Everyone knows about calcium and fish oil, but there are a whole lot more healthful supplements out there—ones that you may never have heard of but that might do your body some good. To uncover some of these lesser-known supplements, I called five health-care providers who are experts in natural and complementary health—and each one told me about one of his/her favorites. Before you take any of these supplements, always talk to your doctor, because some might negatively interact with drugs or other supplements that you’re taking or cause unwelcome side effects. And first check your multivitamin to see if you’re already getting at least some of these nutrients.


Andrew Rubman, ND, founder and medical director of Southbury Clinic for Traditional Medicines in Southbury, Connecticut, said that consuming more of the mineral selenium is a must for many people. It boosts immunity, but we often don’t get enough in our diets—sometimes because common stomach problems interfere with the digestion of the mineral. Selenium is found naturally in soil, so it’s in foods like grains and vegetables (and in some meats, since animals feed on those foods), but unless you eat a lot of those foods and have robust digestion, you’re likely deficient. Plus, due to regional variations in selenium concentrations in soil, even some foods that contain the mineral may not have much. For his patients, Dr. Rubman may prescribe four drops daily of Aqua Sel, a selenium supplement—this provides 380 mcg of selenium. Dr. Rubman prefers this brand because it’s inexpensive and well-absorbed and has a clean taste.


Richard Firshein, DO, director of the Firshein Center for Comprehensive Medicine in New York City, prescribes N-acetylcysteine (NAC) for people with certain health problems (mentioned below). NAC is a building block of the antioxidant glutathione that helps detoxify foreign substances in our liver and lungs and also fights damaging free radicals.
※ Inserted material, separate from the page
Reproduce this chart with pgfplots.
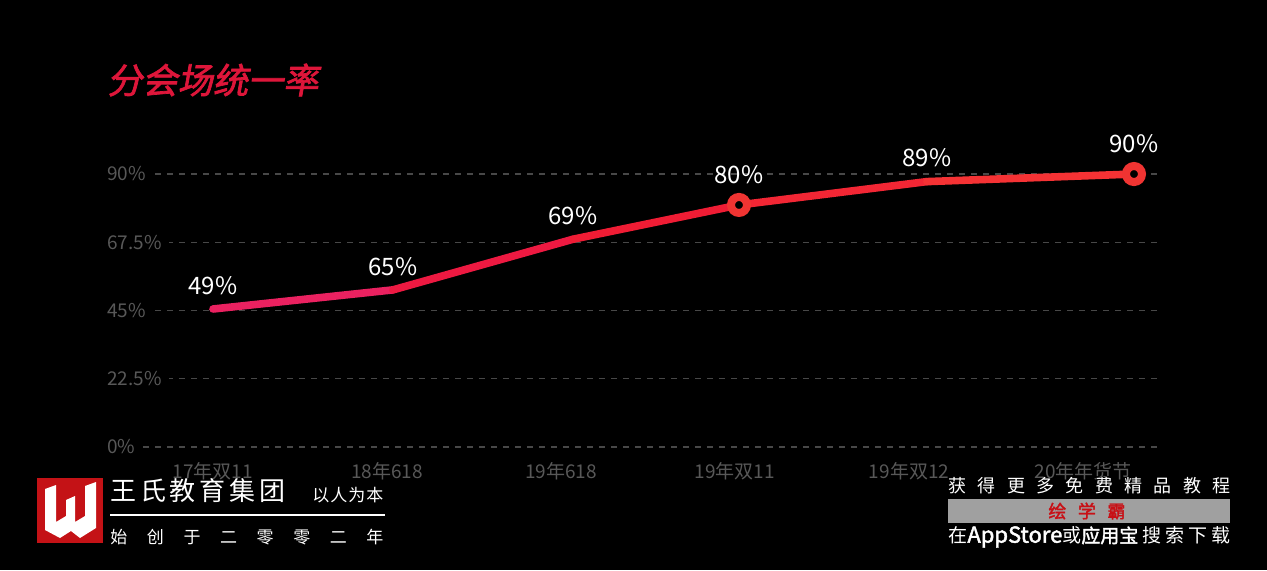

In his practice, Dr. Firshein prescribes a daily dose of 500 mg to 1,000 mg of NAC for patients with chronic asthma or certain liver problems (usually due to excessive alcohol consumption or elevated liver enzymes), and it shows promise as a supportive treatment for chronic obstructive pulmonary disease (COPD). If you meet any of these criteria, ask your doctor if NAC can help. NAC is found in small amounts in a variety of protein-rich foods (such as meat, poultry, seafood and others), but Dr. Firshein says that to achieve “therapeutic levels,” it’s best to consume it in supplement form.


I spoke with Thomas Kruzel, ND, of the Rockwood Natural Medicine Clinic in Scottsdale, Arizona, about coenzyme Q10 (CoQ10). Dr. Kruzel said that it may be wise to start taking it as you get older if you find that it boosts your energy (some people don’t feel a difference, he said). CoQ10, found naturally in foods such as meat and fish, helps cells produce energy, and as we age, our bodies’ ability to manufacture CoQ10 decreases—unfortunately just as our bodies require more of it to function properly. On top of that, Dr. Kruzel said, commonly prescribed cholesterol-lowering statin drugs deplete natural stores of CoQ10. So he prescribes it for patients on statins, those who suffer from fatigue and anyone who requires an extra boost (such as athletes in training). Long-term use is not necessary, he said, except for those on statins, because once you start taking CoQ10 for a little while, the body eventually replenishes its supply. For those of his patients in need, he typically prescribes between 100 mg and 200 mg per day in capsule or gel-cap form.


Jamison Starbuck, ND, in family practice in Missoula, Montana, told me why she often prescribes supplemental iodine. Iodine is a mineral found mostly in seafood that helps the body synthesize hormones, including thyroid hormone. But many of us aren’t getting enough, she said, because iodine has been slowly but steadily leaving our food stream. The chemicals in fertilizers used in modern farming and chlorine added to water bind to iodine and prevent it from being utilized by our bodies. And many people avoid foods with ordinary table salt due to cardiac risk factors, so they don’t get the healthful iodine that has been added to it. Not having enough iodine can lead to symptoms of an underactive thyroid, such as sluggishness, dry hair, a goiter (a swelling in the thyroid gland) and fibromyalgia (aches and pains all over the body). So Dr. Starbuck prescribes up to 50 mg a day in liquid form for people whom she has diagnosed by a urine test as significantly iodine deficient. Caution: Too much iodine can be harmful, So Dr. Starbuck watches her patients for adverse reactions such as headache, rash and racing heartbeat.


Richard Horowitz, MD, of the Hudson Valley Healing Arts Center in Hyde Park, New York, said that alpha-lipoic acid, which is found in foods such as red meat and liver, works as an antioxidant, so it fights disease all over the body. It also regenerates other antioxidants, such as vitamins A and E, and improves insulin sensitivity, so it reduces your risk for cardiovascular disease and diabetes, and it may help reduce blood sugar levels. Dr. Horowitz typically prescribes 300 mg to 600 mg per day in pill form…while those patients with diabetes and/or cardiovascular risk factors will often be prescribed up to 1200 mg per day.